InterfaceError: ('IM002', [IM002] [Microsoft][ODBC Driver Manager] Data source name
not found and no default driver specified (0) (SQLDriverConnect))

At the Azure portal, Azure SQL databases provide a ready to use connection string for ODBC[1] specifying the ODBC Driver 13 for SQL Server.

However SQLAlchemy has several dialects/DBAPI options available[2] such as PyODBC, mxODBC[3] and pymssql. So if we run into error messages of this sort, this is when the .driver method comes handy to check the available drivers so we can test the connection.

For example in my case, I could not connect to the database using the ODBC Driver 13 for SQL Server as specified by Azure. I could connect successfully using the ODBC Driver 17 for SQL Server. Also we have to make sure that this driver is actually install in our pc.

148947267 9e6cceac 4281 4852 ba2c beced8c0a4ff
  • Azure SQL server firewall settings:

⚠️
Error message:
---------------------------------------------------------------------------
ProgrammingError                          Traceback (most recent call last)
~\AppData\Local\Temp/ipykernel_19372/2813816242.py in <module>
----> 1 cnx = pyodbc.connect(DATABASE_LOCATION)

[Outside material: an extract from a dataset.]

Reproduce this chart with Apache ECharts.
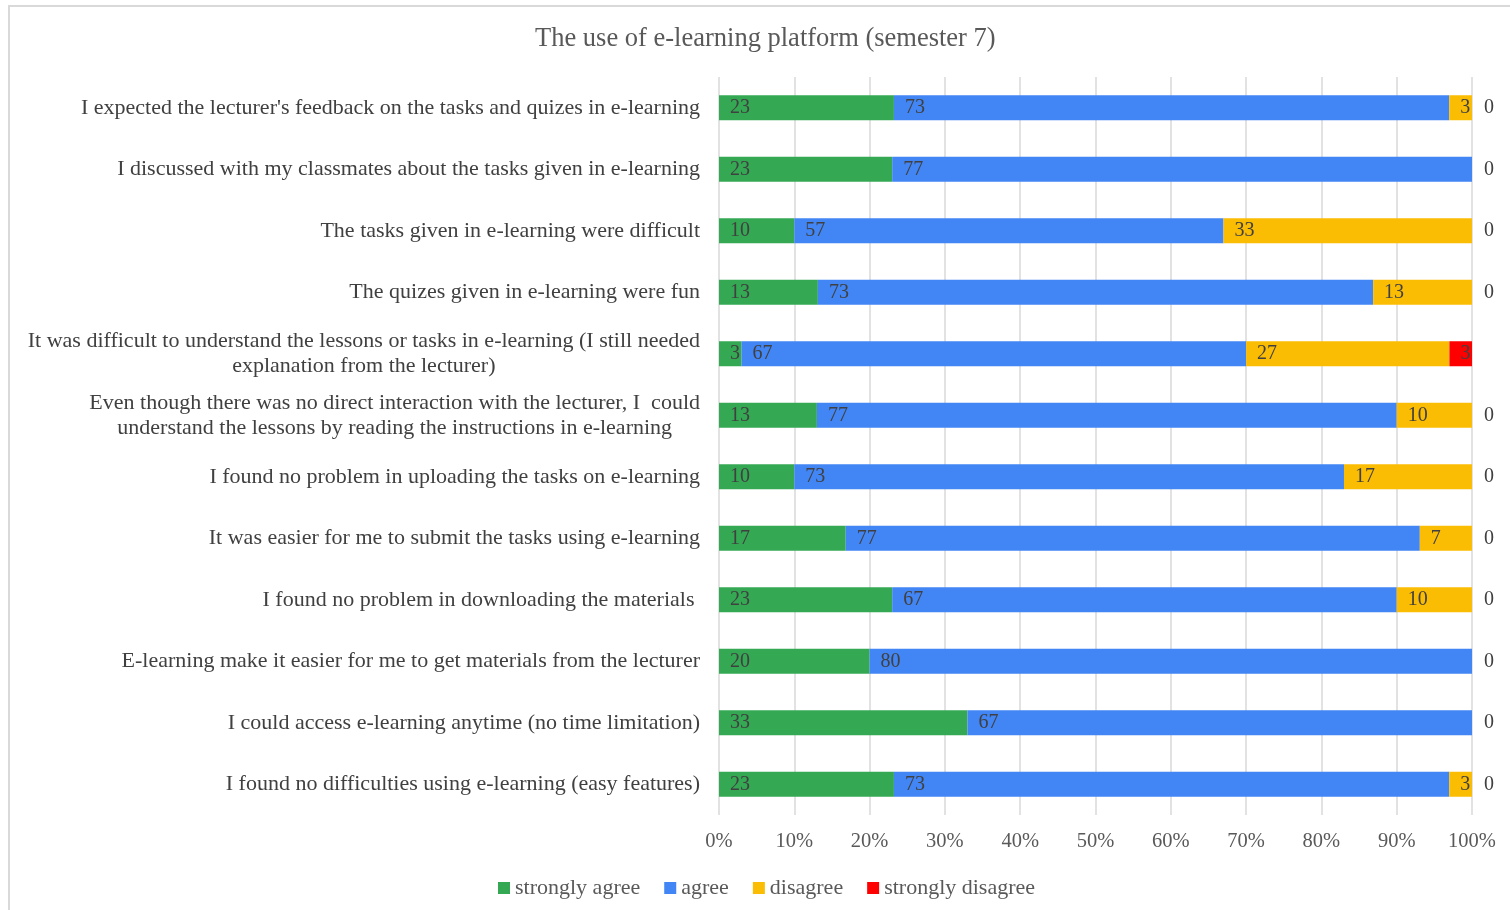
<!DOCTYPE html>
<html>
<head>
<meta charset="utf-8">
<script src="https://cdn.jsdelivr.net/npm/echarts@6/dist/echarts.min.js"></script>
<style>
html,body{margin:0;padding:0;background:#fff;}
#frame{position:absolute;left:8px;top:5px;width:1520px;height:930px;border-left:2px solid #d9d9d9;border-top:2px solid #d9d9d9;box-sizing:border-box;}
#chart{position:absolute;left:0;top:0;width:1510px;height:910px;}
</style>
</head>
<body>
<div id="frame"></div>
<div id="chart"></div>
<script>
const categories = [
  "I expected the lecturer's feedback on the tasks and quizes in e-learning",
  "I discussed with my classmates about the tasks given in e-learning",
  "The tasks given in e-learning were difficult",
  "The quizes given in e-learning were fun",
  "It was difficult to understand the lessons or tasks in e-learning (I still needed\nexplanation from the lecturer)",
  "Even though there was no direct interaction with the lecturer, I  could\nunderstand the lessons by reading the instructions in e-learning",
  "I found no problem in uploading the tasks on e-learning",
  "It was easier for me to submit the tasks using e-learning",
  "I found no problem in downloading the materials ",
  "E-learning make it easier for me to get materials from the lecturer",
  "I could access e-learning anytime (no time limitation)",
  "I found no difficulties using e-learning (easy features)"
];
const stronglyAgree    = [23, 23, 10, 13, 3, 13, 10, 17, 23, 20, 33, 23];
const agree            = [73, 77, 57, 73, 67, 77, 73, 77, 67, 80, 67, 73];
const disagree         = [3, 0, 33, 13, 27, 10, 17, 7, 10, 0, 0, 3];
const stronglyDisagree = [0, 0, 0, 0, 3, 0, 0, 0, 0, 0, 0, 0];
const seriesNames = ['strongly agree', 'agree', 'disagree', 'strongly disagree'];
const tickLabels = ['0%','10%','20%','30%','40%','50%','60%','70%','80%','90%','100%'];

const colors = ['#34A853', '#4285F4', '#FBBC04', '#FF0000'];
const raw = [stronglyAgree, agree, disagree, stronglyDisagree];
const totals = categories.map((c, i) => raw.reduce((s, arr) => s + arr[i], 0));
const FONT = "'Liberation Serif', 'Times New Roman', serif";

const series = raw.map((arr, si) => ({
  name: seriesNames[si],
  type: 'bar',
  stack: 'total',
  barWidth: 25,
  itemStyle: { color: colors[si] },
  data: arr.map((v, i) => {
    const item = { value: v / totals[i] * 100, raw: v };
    if (v === 0) {
      if (si === 3) {
        item.label = { show: true, position: 'right', distance: 12, color: '#404040' };
      } else {
        item.label = { show: false };
      }
    }
    return item;
  }),
  label: {
    show: true,
    position: 'insideLeft',
    distance: 11,
    fontFamily: FONT,
    fontSize: 20,
    color: '#404040',
    formatter: p => String(p.data.raw)
  }
}));

const chart = echarts.init(document.getElementById('chart'));
chart.setOption({
  animation: false,
  backgroundColor: 'transparent',
  title: {
    text: 'The use of e-learning platform (semester 7)',
    left: 530,
    top: 21,
    textStyle: { fontFamily: FONT, fontSize: 26.5, fontWeight: 'normal', color: '#595959' }
  },
  legend: {
    data: seriesNames,
    left: 493,
    top: 872,
    icon: 'rect',
    itemWidth: 12,
    itemHeight: 12,
    itemGap: 24,
    textStyle: { fontFamily: FONT, fontSize: 22, color: '#595959' }
  },
  grid: { left: 719, right: 38, top: 77, bottom: 95, containLabel: false },
  xAxis: {
    type: 'value',
    min: 0,
    max: 100,
    interval: 10,
    axisLine: { show: false },
    axisTick: { show: false },
    splitLine: { show: true, lineStyle: { color: '#d9d9d9', width: 1.5 } },
    axisLabel: {
      margin: 16,
      fontFamily: FONT,
      fontSize: 20.5,
      color: '#595959',
      formatter: v => tickLabels[Math.round(v / 10)]
    }
  },
  yAxis: {
    type: 'category',
    inverse: true,
    data: categories,
    axisLine: { show: false },
    axisTick: { show: false },
    axisLabel: {
      margin: 19,
      fontFamily: FONT,
      fontSize: 22,
      color: '#404040',
      lineHeight: 25,
      formatter: v => v.split('\n').map(l => '{c|' + l + '}').join('\n'),
      rich: { c: { align: 'center', fontFamily: FONT, fontSize: 22, color: '#404040', lineHeight: 25 } }
    }
  },
  series: series
});
</script>
</body>
</html>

"""ProgrammingError: (42000, [42000] [Microsoft][ODBC Driver 17 for SQL Server]
[SQL Server]Cannot open server serv-sakila-2 requested by the login. Client with IP address
2.206.133.211 is not allowed to access the  server.  To enable access, use the Windows Azure
Management Portal or run sp_set_firewall_rule on the master database to create a firewall rule
for this IP address or address range.  It may take up to five minutes for this change to
take effect. (40615) (SQLDriverConnect); [42000] [Microsoft][ODBC Driver 17 for
SQL Server]Invalid connection string attribute (0); [42000] [Microsoft][ODBC Driver 17 for SQL Server][SQL Server] Cannot open server serv-sakila-2 requested by the login. Client with IP address
2.206.133.211 is not allowed to access the server.  To enable access, use the Windows
Azure Management Portal or run sp_set_firewall_rule on the master database to create
a firewall rule for this IP address or address range. It may take up to five minutes
for this change to take effect. (40615); [42000] [Microsoft][ODBC Driver 17
for SQL Server]Invalid connection string attribute (0))"""

When a Azure SQL Database or Azure Synapse Analytics are first created, by default, the firewall blocks all access to the public endpoint for the server. It is necessary to add a firewall rule at the server-level to be able to access the resource. We can configure server-level IP firewall rules by using the Azure portal, PowerShell, or Transact-SQL statements.

148958618 f18a654e 0a2b 40ea 8b17 075f55ab781d





1. ODBC stands for Open Database Connectivity. This is an API for accessing a database
2. DB-API is an acronym for DataBase Application Programming Interface and a library that lets Python connect to the database server.
3. mxODBC Deprecated since version 1.4: The mxODBC DBAPI is deprecated and will be removed in a future version. Please use one of the supported DBAPIs to connect to mssql.